Raté. Laurent Wauquiez et son groupe ont donc réussi à se faire entendre du locataire de Matignon. De quoi faire perdurer le tabou ? Il est tout de même intéressant de noter que la solution finalement choisie par Michel Barnier est de nature… À ne satisfaire personne et à engager une forme de surenchère sur ces questions.

Pour cause : si tous les retraités vont pouvoir bénéficier d’un coup de pouce en janvier, celui-ci sera moindre que l’augmentation promise par le gouvernement six mois plus tard, en juillet. En clair, alors qu’ils pouvaient espérer une revalorisation de 2 % environ (suivant l’inflation) à l’été, ils n’auront que 0,9 % cet hiver (sans compter les coups de pouce pour les très petites retraites.)

Dans ce contexte, une bonne partie de la classe politique dénonce « l’arnaque » de Laurent Wauquiez. Même au sein du « socle commun » censé soutenir l’action du gouvernement, la porte-parole des députés macronistes Prisca Thevenot parle de « double mauvaise nouvelle », pour les comptes publics et les retraités. Plus singulier, son collègue Guillaume Gouffier Valente regrette lui l’abandon de « l’effort demandé aux retraités (...) au regard des inégalités générationnelles. »

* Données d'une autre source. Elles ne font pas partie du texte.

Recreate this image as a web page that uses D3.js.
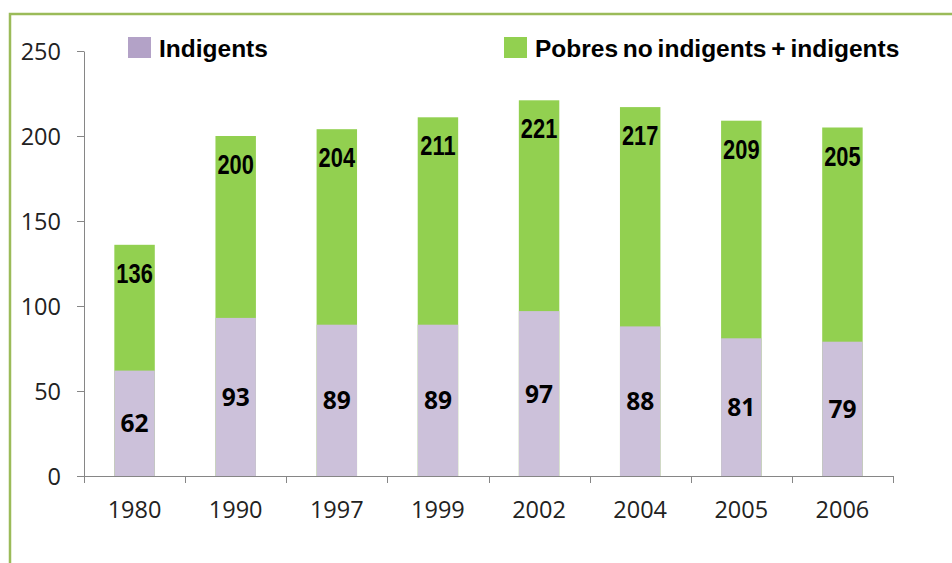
<!DOCTYPE html>
<html><head><meta charset="utf-8">
<script src="https://cdn.jsdelivr.net/npm/d3@7"></script>
<style>body{margin:0;background:#fff}svg{display:block}</style>
</head><body>
<script>
const years = ["1980","1990","1997","1999","2002","2004","2005","2006"];
const indigents = [62,93,89,89,97,88,81,79];
const pobresTotal = [136,200,204,211,221,217,209,205];
const yTicks = [0,50,100,150,200,250];
const seriesNames = ["Indigents","Pobres no indigents + indigents"];

const W=952,H=563;
const svg=d3.select("body").append("svg").attr("width",W).attr("height",H);
// frame
svg.append("rect").attr("x",10).attr("y",14).attr("width",W+20).attr("height",H+20)
  .attr("fill","none").attr("stroke","#9BBB59").attr("stroke-width",2.5);

const x=d3.scaleBand().domain(years).range([84,893]).paddingInner(0.6).paddingOuter(0.3);
const y=d3.scaleLinear().domain([0,250]).range([476,51]);
const axisCol="#868686";
const tickFont="'Open Sans', sans-serif";

// green bars (total)
svg.selectAll("rect.g").data(years).join("rect").attr("class","g")
  .attr("x",d=>x(d)).attr("width",x.bandwidth())
  .attr("y",(d,i)=>y(pobresTotal[i])).attr("height",(d,i)=>y(0)-y(pobresTotal[i]))
  .attr("fill","#92D050");
// purple bars
svg.selectAll("rect.p").data(years).join("rect").attr("class","p")
  .attr("x",d=>x(d)).attr("width",x.bandwidth())
  .attr("y",(d,i)=>y(indigents[i])).attr("height",(d,i)=>y(0)-y(indigents[i]))
  .attr("fill","#CCC1DA");

// y axis
const ya=svg.append("g").attr("transform","translate(84,0)")
  .call(d3.axisLeft(y).tickValues(yTicks).tickSize(7).tickPadding(16).tickSizeOuter(0));
ya.select(".domain").attr("stroke",axisCol);
ya.selectAll(".tick line").attr("stroke",axisCol);
ya.selectAll(".tick text").attr("font-family",tickFont).attr("font-size",23.5).attr("fill","#222")
  .attr("dy","0.36em");

// x axis
const boundaries = years.map(d=>x(d)-x.step()*x.paddingInner()/2).concat([893]);
svg.append("line").attr("x1",84).attr("x2",893).attr("y1",476.5).attr("y2",476.5).attr("stroke",axisCol);
svg.selectAll("line.xt").data(boundaries).join("line").attr("class","xt")
  .attr("x1",d=>Math.round(d)+0.5).attr("x2",d=>Math.round(d)+0.5).attr("y1",476).attr("y2",483).attr("stroke",axisCol);
svg.selectAll("text.xl").data(years).join("text").attr("class","xl")
  .attr("x",d=>x(d)+x.bandwidth()/2).attr("y",518).attr("text-anchor","middle")
  .attr("font-family",tickFont).attr("font-size",23.5).attr("fill","#222").text(d=>d);

// labels
svg.selectAll("text.gl").data(years).join("text").attr("class","gl")
  .attr("transform",(d,i)=>`translate(${x(d)+x.bandwidth()/2},${y(pobresTotal[i])+38}) scale(0.78,1)`)
  .attr("text-anchor","middle").attr("font-family","'Liberation Sans',Arial,sans-serif")
  .attr("font-weight","bold").attr("font-size",28).attr("fill","#000").text((d,i)=>pobresTotal[i]);
svg.selectAll("text.pl").data(years).join("text").attr("class","pl")
  .attr("x",d=>x(d)+x.bandwidth()/2).attr("y",(d,i)=>y(indigents[i]/2)+9)
  .attr("text-anchor","middle").attr("font-family",tickFont)
  .attr("font-weight","bold").attr("font-size",24.5).attr("fill","#000").text((d,i)=>indigents[i]);

// legend
const leg=[{x:128,c:"#B3A2C7",t:seriesNames[0]},{x:504,c:"#92D050",t:seriesNames[1]}];
leg.forEach(l=>{
  svg.append("rect").attr("x",l.x).attr("y",37).attr("width",23).attr("height",21).attr("fill",l.c);
  svg.append("text").attr("x",l.x+31).attr("y",57).attr("font-family","'Liberation Sans',Arial,sans-serif")
    .attr("font-weight","bold").attr("font-size",24.5).attr("word-spacing",-2).attr("fill","#000").text(l.t);
});
</script>
</body></html>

Reste que la boîte de Pandore est ouverte. Depuis lundi soir, la gauche et le Rassemblement national s’engouffrent dans la brèche ouverte par le gouvernement pour réclamer une revalorisation complète dès janvier, de toutes les pensions, sans distinction. Tant pis pour les milliards d’euros d’économies espérées par l’exécutif (4 pour la version Barnier, 3 pour la mouture Wauquiez) ?

Derrière cette levée de boucliers, et ce désir de choyer les retraités, difficile de ne pas déceler le poids électoral des plus de 65 ans. Un segment qui vote davantage que les autres classes d’âge depuis plusieurs années. Un argument semble-t-il suffisant pour mettre de côté, dans un sens comme dans l’autre, les considérations budgétaires ou les impératifs de justice.